Forté, Melbourne Designed and built by Lend Lease, the 10-storey apartment block in Melbourne, Australia, is currently the world’s tallest pure CLT structure.
Wood Innovation and Design Center, British Columbia Completed last year, the eight-storey hybrid of glulam columns and beams with CLT walls in Prince George, Canada, is currently North America’s tallest timber building.
Bridport House, Hackney This 41-unit, eight-storey social housing block designed by Karakusevic Carson Architects was the largest solid timber building in the UK when it completed in 2011.

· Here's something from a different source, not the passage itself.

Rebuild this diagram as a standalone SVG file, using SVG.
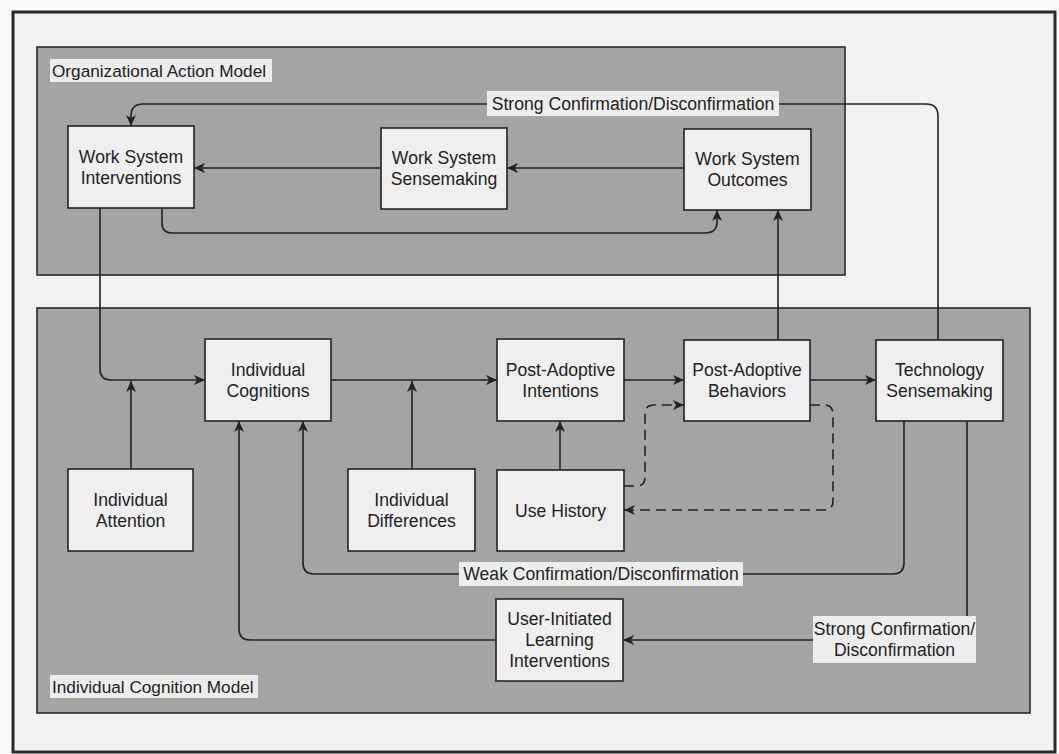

G3 Shopping Resort, Vienna One of Europe’s largest timber buildings, the 500m long shopping centre (right), designed by Austrian architect ATP, is covered by a 20,000sq m contoured roof made from glulam beams and CLT.
… and six more to come
HSB Landmark Project, Stockholm The proposed 34-storey timber skyscraper (right), with pillars and beams of solid wood, is to complete by 2023 to celebrate housing co-operative HSB’s 100 anniversary.
Dalston Lane, Hackney This 121-unit residential block will be the largest CLT building in the world when it completes next year.
The Tree, Bergen A hybrid of glulam columns and CLT, this 14-storey apartment block is now on site in Bergen, Norway.
Tallwood tower, Vancouver As part of a feasibility study titled The Case for Tall Wood Buildings, Michael Green Architects proposed a 30-storey timber tower.
HoHo, Vienna Plans are mooted for a 25-storey wooden skyscraper in Vienna, Austria (right). Architect Rüdiger Lainer & Partner says the structure of the towers would be 70% timber.
Tall tower competition, US Last October the US Department of Agriculture launched an ideas competition to design a tall wooden building with a $2 million prize. The winner will be announced this year.
It’s not my idea of living safely!
A pure timber building must suffer from various pitfalls, such as greater maintenance, “shrinkage” from the weight of the tower, distortion of the building. Fire, even though it is no doubt fireproof. Insect attack, rot from water overflows etc These are few things I have thought of. Perhaps members can answer the above.